Frankly, I think this Committee would better serve the public by looking for ways to help, instead of distracting the Administration, which has an enormous task on its hands and is doing a superb job under difficult conditions. One obvious way we could help is to confirm the nominees languishing in this Committee for important jobs including judgeships and positions at the Department of Justice and Office of National Drug Control Policy. As the Washington Post - not known for its membership in the vast right-wing conspiracy - editorialized last week, "[f]ailing to hold [judicial nomination hearings] in a timely fashion damages the judiciary, disrespects the president's power to name judges and is grossly unfair to often well-qualified nominees." In light of the nominations backlog we have, one is hard-pressed to understand the wisdom of holding hearings every other workday on whether Osama bin Laden should be able to avail himself of the intricacies of the hearsay exceptions in the event that he survives the bombs headed in his direction. Am I the only one who finds it ironic that, while no one questions the President's authority to instruct the military to drop bombs on his hideouts, there is a little group of outspoken critics who want to quibble over which set of evidentiary rules the Secretary of Defense should apply in Bin Laden's trial? To those who reflexively oppose the military tribunals, I ask, do we really want to litigate in a criminal trial whether the soldiers who apprehend Bin Laden should have obtained a search warrant before entering his cave? Or whether he understood his Miranda rights? Or whether he is not guilty by reason of insanity?
I know that some are less worried about Bin Laden and more concerned about the reaction that our use of military commissions would engender in Europe and elsewhere around the world. Some have speculated that Spain and other countries will refuse to extradite suspects to the United States. To my knowledge, no country has made such a refusal yet. And any such refusal, if made without reviewing the actual rules and regulations that will govern our military commissions, would be based on speculation and distrust rather than facts. When the United States has criticized other countries for unfair military courts, it was because they were unfair, not because they were military courts.

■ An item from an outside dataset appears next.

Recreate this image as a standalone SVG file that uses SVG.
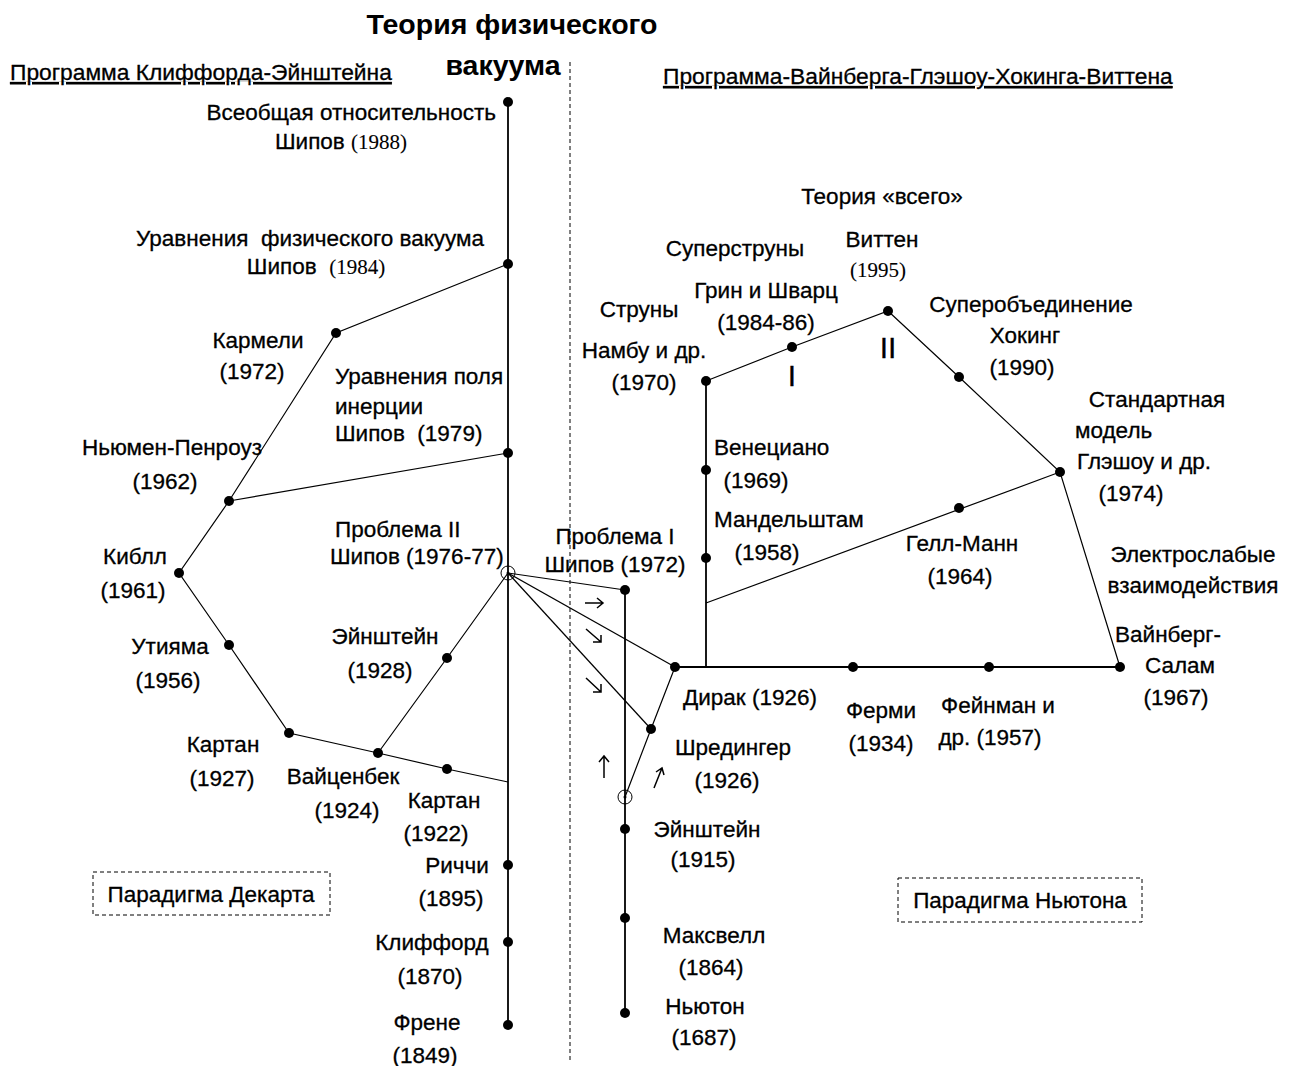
<svg xmlns="http://www.w3.org/2000/svg" width="1297" height="1066" viewBox="0 0 1297 1066">
<defs>
<style>
text{font-family:"Liberation Sans",Arial,sans-serif;font-size:22.5px;fill:#000;stroke:#000;stroke-width:0.3}
.m{text-anchor:middle}
.s{font-family:"Liberation Serif","Times New Roman",serif;font-size:21px;stroke-width:0.1}
.t{font-size:28.5px;font-weight:bold;text-anchor:middle;stroke-width:0}
.u{font-size:22.8px;text-decoration:underline}
.r{font-size:30px;text-anchor:middle}
.e{stroke:#000;stroke-width:1.2;fill:none}
.k{stroke:#000;stroke-width:1.8;fill:none}
.d{fill:#000}
.b{fill:none;stroke:#000;stroke-width:1;stroke-dasharray:4,3}
.a{stroke:#000;stroke-width:1.5;fill:none}
</style>
</defs>
<rect width="1297" height="1066" fill="#fff"/>
<line x1="570" y1="62" x2="570" y2="1062" class="b"/>
<g id="connectors">
<line x1="508" y1="102" x2="508" y2="1025" class="k"/>
<line x1="625" y1="590" x2="625" y2="1013" class="k"/>
<line x1="675" y1="667" x2="1120" y2="667" class="k"/>
<line x1="706" y1="381" x2="706" y2="667" class="k"/>
<polyline points="508,264 336,333 229,501 179,573 229,645 289,733 378,753 447,769 508,782" class="e"/>
<line x1="229" y1="501" x2="508" y2="453" class="e"/>
<polyline points="378,753 447,658 508,573" class="e"/>
<line x1="508" y1="573" x2="625" y2="590" class="e"/>
<line x1="508" y1="573" x2="675" y2="667" class="e"/>
<line x1="508" y1="573" x2="651" y2="729" class="e"/>
<polyline points="675,667 651,729 625,797" class="e"/>
<polyline points="706,381 792,347 888,311 959,377 1060,472 1120,667" class="e"/>
<line x1="706" y1="603" x2="1060" y2="472" class="e"/>
<g id="arrows" class="a">
<path d="M585,603 L603,603 M597,598 L603,603 L597,608"/>
<path d="M586,629 L601,642 M593,642 L601,642 L601,635"/>
<path d="M586,678 L601,692 M593,692 L601,692 L601,684"/>
<path d="M604,778 L604,756 M599,762 L604,756 L609,762"/>
<path d="M654,788 L662,768 M656,772 L662,768 L664,775"/>
</g>
</g>
<g id="nodes">
<g id="n-vsego"><circle cx="508" cy="102" r="5" class="d"/><text x="496" y="120" text-anchor="end">Всеобщая относительность</text><text x="341" y="149" class="m">Шипов <tspan class="s">(1988)</tspan></text></g>
<g id="n-urvak"><circle cx="508" cy="264" r="5" class="d"/><text x="310" y="246" class="m" xml:space="preserve">Уравнения  физического вакуума</text><text x="316" y="274" class="m" xml:space="preserve">Шипов  <tspan class="s">(1984)</tspan></text></g>
<g id="n-karmeli"><circle cx="336" cy="333" r="5" class="d"/><text x="258" y="348" class="m">Кармели</text><text x="252" y="379" class="m">(1972)</text></g>
<g id="n-inertia"><circle cx="508" cy="453" r="5" class="d"/><text x="335" y="384">Уравнения поля</text><text x="335" y="414">инерции</text><text x="335" y="441" xml:space="preserve">Шипов  (1979)</text></g>
<g id="n-newman"><circle cx="229" cy="501" r="5" class="d"/><text x="172" y="455" class="m">Ньюмен-Пенроуз</text><text x="165" y="489" class="m">(1962)</text></g>
<g id="n-kibble"><circle cx="179" cy="573" r="5" class="d"/><text x="135" y="564" class="m">Киблл</text><text x="133" y="598" class="m">(1961)</text></g>
<g id="n-prob2"><circle cx="508" cy="573" r="7" fill="none" stroke="#000" stroke-width="1"/><circle cx="508" cy="573" r="1.5" class="d"/><text x="335" y="537">Проблема II</text><text x="330" y="564">Шипов (1976-77)</text></g>
<g id="n-utiyama"><circle cx="229" cy="645" r="5" class="d"/><text x="170" y="654" class="m">Утияма</text><text x="168" y="688" class="m">(1956)</text></g>
<g id="n-einst28"><circle cx="447" cy="658" r="5" class="d"/><text x="385" y="644" class="m">Эйнштейн</text><text x="380" y="678" class="m">(1928)</text></g>
<g id="n-cartan27"><circle cx="289" cy="733" r="5" class="d"/><text x="223" y="752" class="m">Картан</text><text x="222" y="786" class="m">(1927)</text></g>
<g id="n-weitz"><circle cx="378" cy="753" r="5" class="d"/><text x="343" y="784" class="m">Вайценбек</text><text x="347" y="818" class="m">(1924)</text></g>
<g id="n-cartan22"><circle cx="447" cy="769" r="5" class="d"/><text x="444" y="808" class="m">Картан</text><text x="436" y="841" class="m">(1922)</text></g>
<g id="n-ricci"><circle cx="508" cy="865" r="5" class="d"/><text x="457" y="873" class="m">Риччи</text><text x="451" y="906" class="m">(1895)</text></g>
<g id="n-clifford"><circle cx="508" cy="942" r="5" class="d"/><text x="432" y="950" class="m">Клиффорд</text><text x="430" y="984" class="m">(1870)</text></g>
<g id="n-frenet"><circle cx="508" cy="1025" r="5" class="d"/><text x="427" y="1030" class="m">Френе</text><text x="425" y="1063" class="m">(1849)</text></g>
<g id="n-prob1"><circle cx="625" cy="590" r="5" class="d"/><text x="615" y="544" class="m">Проблема I</text><text x="615" y="572" class="m">Шипов (1972)</text></g>
<g id="n-schrod"><circle cx="651" cy="729" r="5" class="d"/><text x="733" y="755" class="m">Шредингер</text><text x="727" y="788" class="m">(1926)</text></g>
<g id="n-circ2"><circle cx="625" cy="797" r="7" fill="none" stroke="#000" stroke-width="1"/><circle cx="625" cy="797" r="1.5" class="d"/></g>
<g id="n-einst15"><circle cx="625" cy="829" r="5" class="d"/><text x="707" y="837" class="m">Эйнштейн</text><text x="703" y="867" class="m">(1915)</text></g>
<g id="n-maxwell"><circle cx="625" cy="918" r="5" class="d"/><text x="714" y="943" class="m">Максвелл</text><text x="711" y="975" class="m">(1864)</text></g>
<g id="n-newton"><circle cx="625" cy="1013" r="5" class="d"/><text x="705" y="1014" class="m">Ньютон</text><text x="704" y="1045" class="m">(1687)</text></g>
<g id="n-dirac"><circle cx="675" cy="667" r="5" class="d"/><text x="683" y="705">Дирак (1926)</text></g>
<g id="n-fermi"><circle cx="853" cy="667" r="5" class="d"/><text x="881" y="718" class="m">Ферми</text><text x="881" y="751" class="m">(1934)</text></g>
<g id="n-feynman"><circle cx="989" cy="667" r="5" class="d"/><text x="998" y="713" class="m">Фейнман и</text><text x="990" y="745" class="m">др. (1957)</text></g>
<g id="n-weinberg"><circle cx="1120" cy="667" r="5" class="d"/><text x="1168" y="642" class="m">Вайнберг-</text><text x="1180" y="673" class="m">Салам</text><text x="1176" y="705" class="m">(1967)</text></g>
<g id="n-mandel"><circle cx="706" cy="558" r="5" class="d"/><text x="714" y="527">Мандельштам</text><text x="767" y="560" class="m">(1958)</text></g>
<g id="n-venez"><circle cx="706" cy="470" r="5" class="d"/><text x="714" y="455">Венециано</text><text x="756" y="488" class="m">(1969)</text></g>
<g id="n-nambu"><circle cx="706" cy="381" r="5" class="d"/><text x="639" y="317" class="m">Струны</text><text x="644" y="358" class="m">Намбу и др.</text><text x="644" y="390" class="m">(1970)</text></g>
<g id="n-green"><circle cx="792" cy="347" r="5" class="d"/><text x="735" y="256" class="m">Суперструны</text><text x="766" y="298" class="m">Грин и Шварц</text><text x="766" y="330" class="m">(1984-86)</text><text x="792" y="386" class="r">I</text></g>
<g id="n-witten"><circle cx="888" cy="311" r="5" class="d"/><text x="882" y="204" class="m">Теория «всего»</text><text x="882" y="247" class="m">Виттен</text><text x="878" y="277" class="m s">(1995)</text><text x="888" y="358" class="r">II</text></g>
<g id="n-hawking"><circle cx="959" cy="377" r="5" class="d"/><text x="1031" y="312" class="m">Суперобъединение</text><text x="1025" y="343" class="m">Хокинг</text><text x="1022" y="375" class="m">(1990)</text></g>
<g id="n-standard"><circle cx="1060" cy="472" r="5" class="d"/><text x="1157" y="407" class="m">Стандартная</text><text x="1075" y="438">модель</text><text x="1077" y="469">Глэшоу и др.</text><text x="1131" y="501" class="m">(1974)</text></g>
<g id="n-gellmann"><circle cx="959" cy="508" r="5" class="d"/><text x="962" y="551" class="m">Гелл-Манн</text><text x="960" y="584" class="m">(1964)</text></g>
<text x="1193" y="562" class="m">Электрослабые</text><text x="1193" y="593" class="m">взаимодействия</text>
</g>
<g id="labels">
<text x="512" y="34" class="t">Теория физического</text>
<text x="503" y="75" class="t">вакуума</text>
<text x="10" y="80" class="u">Программа Клиффорда-Эйнштейна</text>
<text x="663" y="84" class="u">Программа-Вайнберга-Глэшоу-Хокинга-Виттена</text>
<g id="box-dekart"><rect x="93" y="872" width="237" height="43" class="b"/><text x="211" y="902" class="m">Парадигма Декарта</text></g>
<g id="box-newton"><rect x="898" y="878" width="244" height="44" class="b"/><text x="1020" y="908" class="m">Парадигма Ньютона</text></g>
</g>
</svg>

Now I want to turn to the constitutionality question that I mentioned a minute ago. Despite the articulate explanation this Committee received last week from Assistant Attorney General Chertoff, some of my colleagues still question whether military tribunals are in fact permitted by the Constitution. The fact is that the Supreme Court has repeatedly upheld the constitutionality of using military commissions to prosecute individuals charged with crimes under the law of war. As the Supreme Court has explained, "[s]ince our nation's earliest days, such commissions have been constitutionally recognized agencies for meeting many urgent governmental responsibilities related to war."

Furthermore, contrary to recent suggestion, military tribunals can be - and have been - established without further Congressional authorization. Because the President's power to establish military commissions arises out of his constitutional authority as Commander in Chief, an act of Congress is unnecessary. Presidents have used this authority to establish military commissions throughout our nation's history, from George Washington during the Revolutionary War to President Roosevelt during World War II. Congress, for its part, has repeatedly and explicitly affirmed and ratified this use of military commissions. Article 21 of our Code of Military Justice, codified at section 821 of title 10 of the United States Code, expressly acknowledges that military commissions have jurisdiction over offenses under the law of war.

In closing, Mr. Chairman, I want to thank you again for convening this hearing because I think it is very important for the truth about these issues to be made public. I look forward to hearing from our witnesses.